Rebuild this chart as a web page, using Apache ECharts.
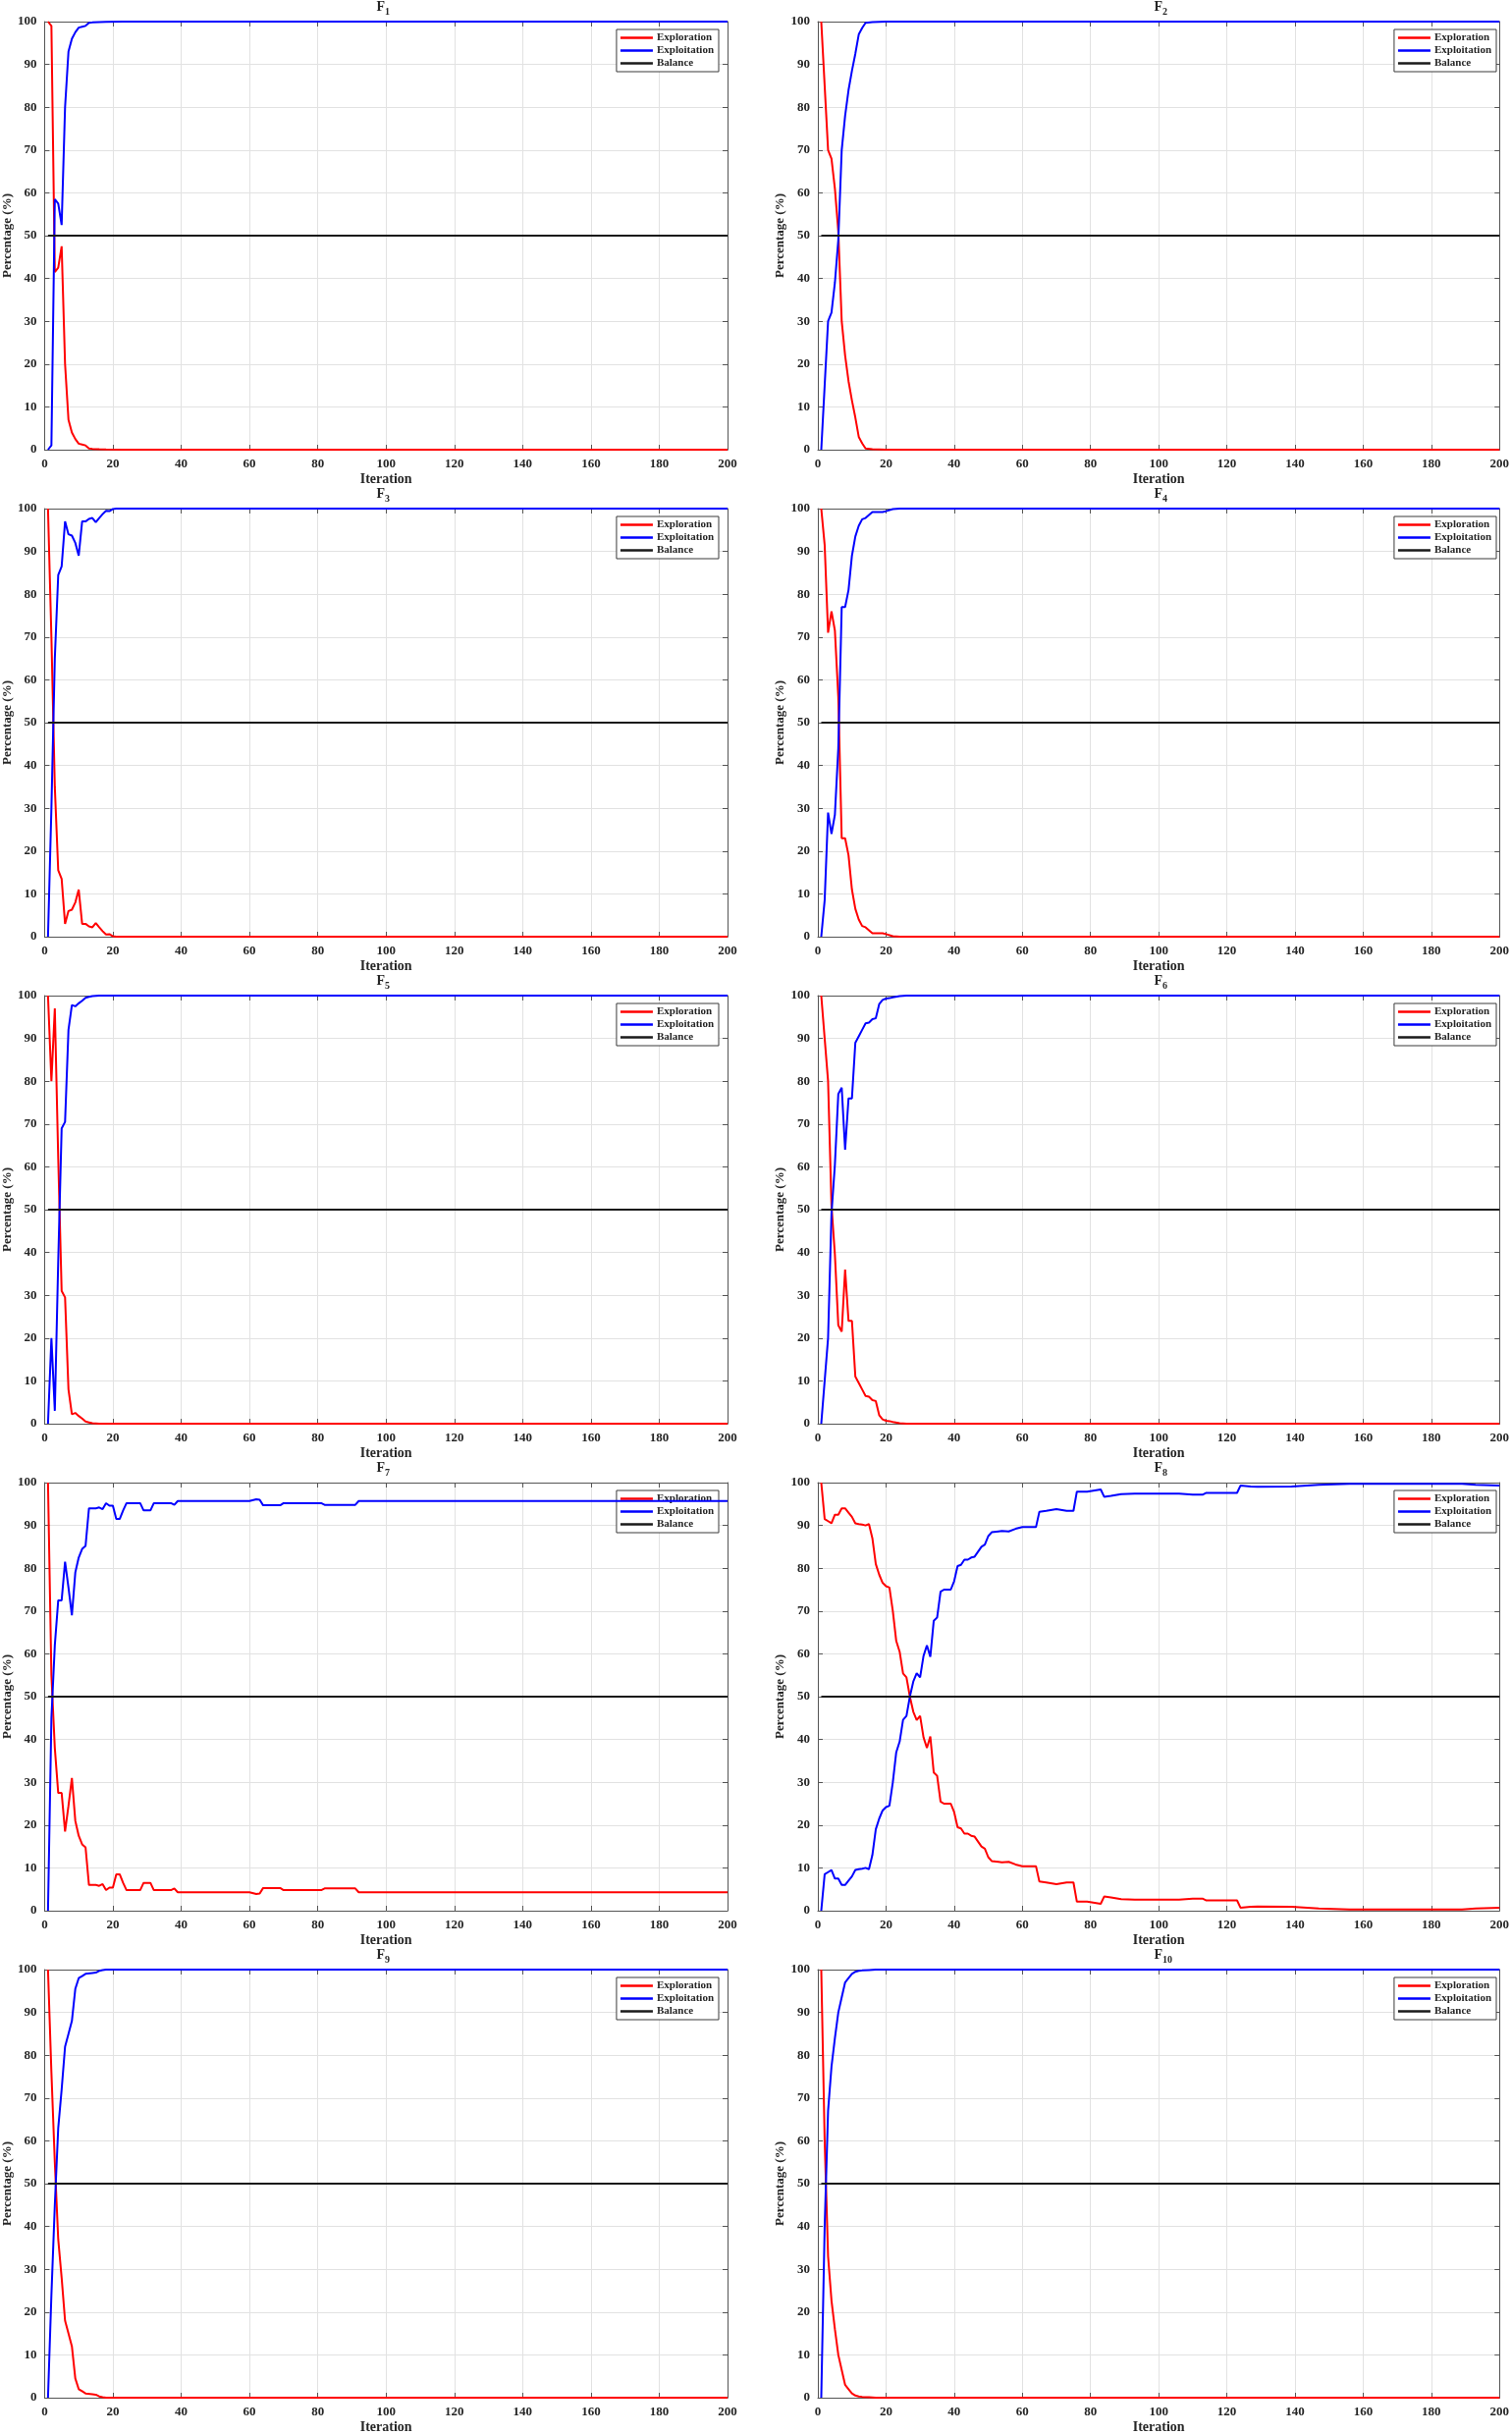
<!DOCTYPE html>
<html>
<head>
<meta charset="utf-8">
<script src="https://cdn.jsdelivr.net/npm/echarts@6/dist/echarts.min.js"></script>
<style>
html,body{margin:0;padding:0;background:#fff;}
#c{width:1540px;height:2480px;}
</style>
</head>
<body>
<div id="c"></div>
<script>
// ---------------- data ----------------
const seriesNames = ['Exploration', 'Exploitation', 'Balance'];
const panelTitles = ['1','2','3','4','5','6','7','8','9','10'];
const xTicks = [0,20,40,60,80,100,120,140,160,180,200];
const yTicks = [0,10,20,30,40,50,60,70,80,90,100];

const balanceIter = [1, 200];
const balanceValue = [50, 50];

const f1Iter     = [1,2,3,4,5,6,7,8,9,10,11,12,13,14,16,18,23,200];
const f1Explor   = [100,99,41.5,42.5,47.5,20,7,4,2.5,1.4,1.2,1,0.3,0.2,0.1,0.05,0,0];
const f1Exploit  = [0,1,58.5,57.5,52.5,80,93,96,97.5,98.6,98.8,99,99.7,99.8,99.9,99.95,100,100];

const f2Iter     = [1,2,3,4,5,6,7,8,9,10,11,12,13,14,16,20,200];
const f2Explor   = [100,85,70,68,61,51,30,22,16,11.5,7.5,3,1.5,0.3,0.1,0,0];
const f2Exploit  = [0,15,30,32,39,49,70,78,84,88.5,92.5,97,98.5,99.7,99.9,100,100];

const f3Iter     = [1,2,3,4,5,6,7,8,9,10,11,12,13,14,15,16,17,18,19,20,21,200];
const f3Explor   = [100,70,35,15.5,13.5,3,6,6.3,8,11,3,3,2.4,2.2,3.2,2.2,1.3,0.5,0.6,0.1,0,0];
const f3Exploit  = [0,30,65,84.5,86.5,97,94,93.7,92,89,97,97,97.6,97.8,96.8,97.8,98.7,99.5,99.4,99.9,100,100];

const f4Iter     = [1,2,3,4,5,6,7,8,9,10,11,12,13,14,15,16,19,20,22,24,200];
const f4Explor   = [100,91.5,71,76,71.5,56,23,23,19,11,6.5,4,2.5,2.2,1.5,0.8,0.8,0.6,0.1,0,0];
const f4Exploit  = [0,8.5,29,24,28.5,44,77,77,81,89,93.5,96,97.5,97.8,98.5,99.2,99.2,99.4,99.9,100,100];

const f5Iter     = [1,2,3,4,5,6,7,8,9,10,11,12,13,14,16,200];
const f5Explor   = [100,80,97,62,31,29.5,8,2.2,2.5,1.8,1.2,0.5,0.3,0.1,0,0];
const f5Exploit  = [0,20,3,38,69,70.5,92,97.8,97.5,98.2,98.8,99.5,99.7,99.9,100,100];

const f6Iter     = [1,2,3,4,5,6,7,8,9,10,11,12,13,14,15,16,17,18,19,20,21,22,24,26,200];
const f6Explor   = [100,90,80,51,39.5,23,21.5,36,24,24,11,9.5,8,6.5,6.3,5.5,5.3,2,1,0.7,0.6,0.4,0.1,0,0];
const f6Exploit  = [0,10,20,49,60.5,77,78.5,64,76,76,89,90.5,92,93.5,93.7,94.5,94.7,98,99,99.3,99.4,99.6,99.9,100,100];

const f7Iter     = [1,2,3,4,5,6,7,8,9,10,11,12,13,15,16,17,18,19,20,21,22,23,24,28,29,31,32,37,38,39,60,62,63,64,69,70,81,82,91,92,200];
const f7Explor   = [100,55,38,27.5,27.5,18.5,24.5,31,21,17.5,15.5,14.8,6,6,5.8,6.2,4.8,5.4,5.4,8.5,8.5,6.5,4.8,4.8,6.5,6.5,4.8,4.8,5.2,4.3,4.3,3.9,4,5.3,5.3,4.8,4.8,5.2,5.2,4.3,4.3];
const f7Exploit  = [0,45,62,72.5,72.5,81.5,75.5,69,79,82.5,84.5,85.2,94,94,94.2,93.8,95.2,94.6,94.6,91.5,91.5,93.5,95.2,95.2,93.5,93.5,95.2,95.2,94.8,95.7,95.7,96.1,96,94.7,94.7,95.2,95.2,94.8,94.8,95.7,95.7];

const f8Iter     = [1,2,3,4,5,6,7,8,9,10,11,12,13,14,15,16,17,18,19,20,21,22,23,24,25,26,27,28,29,30,31,32,33,34,35,36,37,39,40,41,42,43,44,45,46,48,49,50,51,53,54,56,58,60,64,65,67,70,73,75,76,79,83,84,86,89,93,106,110,113,114,123,124,127,129,139,147,156,189,193,200];
const f8Explor   = [100,91.5,91,90.5,92.5,92.5,94,94,93,92,90.5,90.3,90.2,90,90.3,87,81,78.5,76.6,75.8,75.5,70,63,60.5,55.4,54.5,50,46.5,44.5,45.5,40.5,38,40.7,32.3,31.5,25.5,25,25,23,19.5,19.2,18,18,17.5,17.3,15,14.5,12.5,11.6,11.4,11.3,11.4,10.8,10.4,10.4,6.8,6.6,6.2,6.6,6.6,2.1,2.1,1.6,3.3,3.1,2.7,2.6,2.6,2.8,2.8,2.4,2.4,0.7,0.9,1.0,0.9,0.5,0.3,0.3,0.5,0.7];
const f8Exploit  = [0,8.5,9,9.5,7.5,7.5,6,6,7,8,9.5,9.7,9.8,10,9.7,13,19,21.5,23.4,24.2,24.5,30,37,39.5,44.6,45.5,50,53.5,55.5,54.5,59.5,62,59.3,67.7,68.5,74.5,75,75,77,80.5,80.8,82,82,82.5,82.7,85,85.5,87.5,88.4,88.6,88.7,88.6,89.2,89.6,89.6,93.2,93.4,93.8,93.4,93.4,97.9,97.9,98.4,96.7,96.9,97.3,97.4,97.4,97.2,97.2,97.6,97.6,99.3,99.1,99,99.1,99.5,99.7,99.7,99.5,99.3];

const f9Iter     = [1,2,3,4,5,6,7,8,9,10,11,12,14,15,16,17,18,200];
const f9Explor   = [100,76,55,37,28,18,15,12,4.5,2,1.5,1,0.8,0.7,0.3,0.1,0,0];
const f9Exploit  = [0,24,45,63,72,82,85,88,95.5,98,98.5,99,99.2,99.3,99.7,99.9,100,100];

const f10Iter    = [1,2,3,4,5,6,7,8,9,10,11,12,13,15,17,200];
const f10Explor  = [100,60,33,22.7,16,10,6.5,3,2,1,0.5,0.3,0.2,0.1,0,0];
const f10Exploit = [0,40,67,77.3,84,90,93.5,97,98,99,99.5,99.7,99.8,99.9,100,100];

const panels = [
  [f1Iter, f1Explor, f1Exploit], [f2Iter, f2Explor, f2Exploit],
  [f3Iter, f3Explor, f3Exploit], [f4Iter, f4Explor, f4Exploit],
  [f5Iter, f5Explor, f5Exploit], [f6Iter, f6Explor, f6Exploit],
  [f7Iter, f7Explor, f7Exploit], [f8Iter, f8Explor, f8Exploit],
  [f9Iter, f9Explor, f9Exploit], [f10Iter, f10Explor, f10Exploit]
];

// ---------------- layout & style ----------------
const FONT = "'Liberation Serif','Times New Roman',serif";
const TXT = '#262626';
const AX = '#555555';
const GRIDC = '#e2e2e2';
const colLeft = [41, 833];
const plotW = 700, plotH = 436, rowStep = 496, top0 = 22;
const CHART_W = 1540;

const grid = [], xAxis = [], yAxis = [], series = [], legend = [], graphic = [];
const pair = (xs, ys) => xs.map((x, k) => [x, ys[k]]);

panels.forEach((p, i) => {
  const left = colLeft[i % 2];
  const top = top0 + rowStep * Math.floor(i / 2);
  grid.push({left: left, top: top, width: plotW, height: plotH, containLabel: false});

  const axLine = {show: true, onZero: false, lineStyle: {color: AX, width: 1}};
  const axTick = {show: true, inside: true, length: 5, lineStyle: {color: AX, width: 1}};
  const lbl = {color: TXT, fontFamily: FONT, fontWeight: 'bold', fontSize: 13, showMinLabel: true, showMaxLabel: true};

  xAxis.push({
    gridIndex: i, type: 'value', min: xTicks[0], max: xTicks[xTicks.length - 1], interval: xTicks[1] - xTicks[0],
    position: 'bottom', axisLine: axLine, axisTick: axTick,
    axisLabel: Object.assign({margin: 8}, lbl),
    splitLine: {show: true, lineStyle: {color: GRIDC, width: 1}},
    name: 'Iteration', nameLocation: 'middle', nameGap: 23,
    nameTextStyle: {color: TXT, fontFamily: FONT, fontWeight: 'bold', fontSize: 14}
  });
  xAxis.push({
    gridIndex: i, type: 'value', min: xTicks[0], max: xTicks[xTicks.length - 1], interval: xTicks[1] - xTicks[0],
    position: 'top', axisLine: axLine, axisTick: axTick, axisLabel: {show: false}, splitLine: {show: false}
  });
  yAxis.push({
    gridIndex: i, type: 'value', min: yTicks[0], max: yTicks[yTicks.length - 1], interval: yTicks[1] - yTicks[0],
    position: 'left', axisLine: axLine, axisTick: axTick,
    axisLabel: Object.assign({margin: 8}, lbl),
    splitLine: {show: true, lineStyle: {color: GRIDC, width: 1}},
    name: 'Percentage (%)', nameLocation: 'middle', nameGap: 28, nameRotate: 90,
    nameTextStyle: {color: TXT, fontFamily: FONT, fontWeight: 'bold', fontSize: 13}
  });
  yAxis.push({
    gridIndex: i, type: 'value', min: yTicks[0], max: yTicks[yTicks.length - 1], interval: yTicks[1] - yTicks[0],
    position: 'right', axisLine: axLine, axisTick: axTick, axisLabel: {show: false}, splitLine: {show: false}
  });

  const [it, ex, ep] = p;
  const common = {type: 'line', xAxisIndex: 2 * i, yAxisIndex: 2 * i, showSymbol: false, symbol: 'none', animation: false, silent: true};
  series.push(Object.assign({name: seriesNames[0], data: pair(it, ex), color: '#ff0000', lineStyle: {width: 2, color: '#ff0000'}, z: 3}, common));
  series.push(Object.assign({name: seriesNames[1], data: pair(it, ep), color: '#0000ff', lineStyle: {width: 2, color: '#0000ff'}, z: 4}, common));
  series.push(Object.assign({name: seriesNames[2], data: pair(balanceIter, balanceValue), color: '#1a1a1a', lineStyle: {width: 2, color: '#1a1a1a'}, z: 5}, common));

  legend.push({
    data: seriesNames, orient: 'vertical',
    right: CHART_W - (left + plotW) + 9, top: top + 8,
    icon: 'rect', itemWidth: 33, itemHeight: 2.5, itemGap: 2,
    backgroundColor: '#ffffff', borderColor: '#3a3a3a', borderWidth: 1, borderRadius: 0,
    padding: [3, 5, 3, 4], selectedMode: false,
    textStyle: {color: TXT, fontFamily: FONT, fontWeight: 'bold', fontSize: 11, padding: [0, 0, 0, -1]}
  });

  const cx = left + plotW / 2;
  graphic.push({type: 'text', x: cx + 1, y: top - 15, silent: true,
    style: {text: 'F', fill: TXT, font: 'bold 14px ' + FONT, textAlign: 'right', textVerticalAlign: 'middle'}});
  graphic.push({type: 'text', x: cx + 1, y: top - 10, silent: true,
    style: {text: panelTitles[i], fill: TXT, font: 'bold 10px ' + FONT, textAlign: 'left', textVerticalAlign: 'middle'}});
});

const chart = echarts.init(document.getElementById('c'), null, {renderer: 'canvas', width: 1540, height: 2480});
chart.setOption({
  animation: false,
  backgroundColor: '#ffffff',
  grid: grid, xAxis: xAxis, yAxis: yAxis, series: series, legend: legend, graphic: graphic
});
</script>
</body>
</html>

···

### Task to carry out:
With all pictures left out, please transcribe exactly the lines from the start of the material through the line with "const yTicks = [0,10,20,30,40,50,60,70,80,90,100];".

### Completed task:
Rebuild this chart as a web page, using Apache ECharts.
<!DOCTYPE html>
<html>
<head>
<meta charset="utf-8">
<script src="https://cdn.jsdelivr.net/npm/echarts@6/dist/echarts.min.js"></script>
<style>
html,body{margin:0;padding:0;background:#fff;}
#c{width:1540px;height:2480px;}
</style>
</head>
<body>
<div id="c"></div>
<script>
// ---------------- data ----------------
const seriesNames = ['Exploration', 'Exploitation', 'Balance'];
const panelTitles = ['1','2','3','4','5','6','7','8','9','10'];
const xTicks = [0,20,40,60,80,100,120,140,160,180,200];
const yTicks = [0,10,20,30,40,50,60,70,80,90,100];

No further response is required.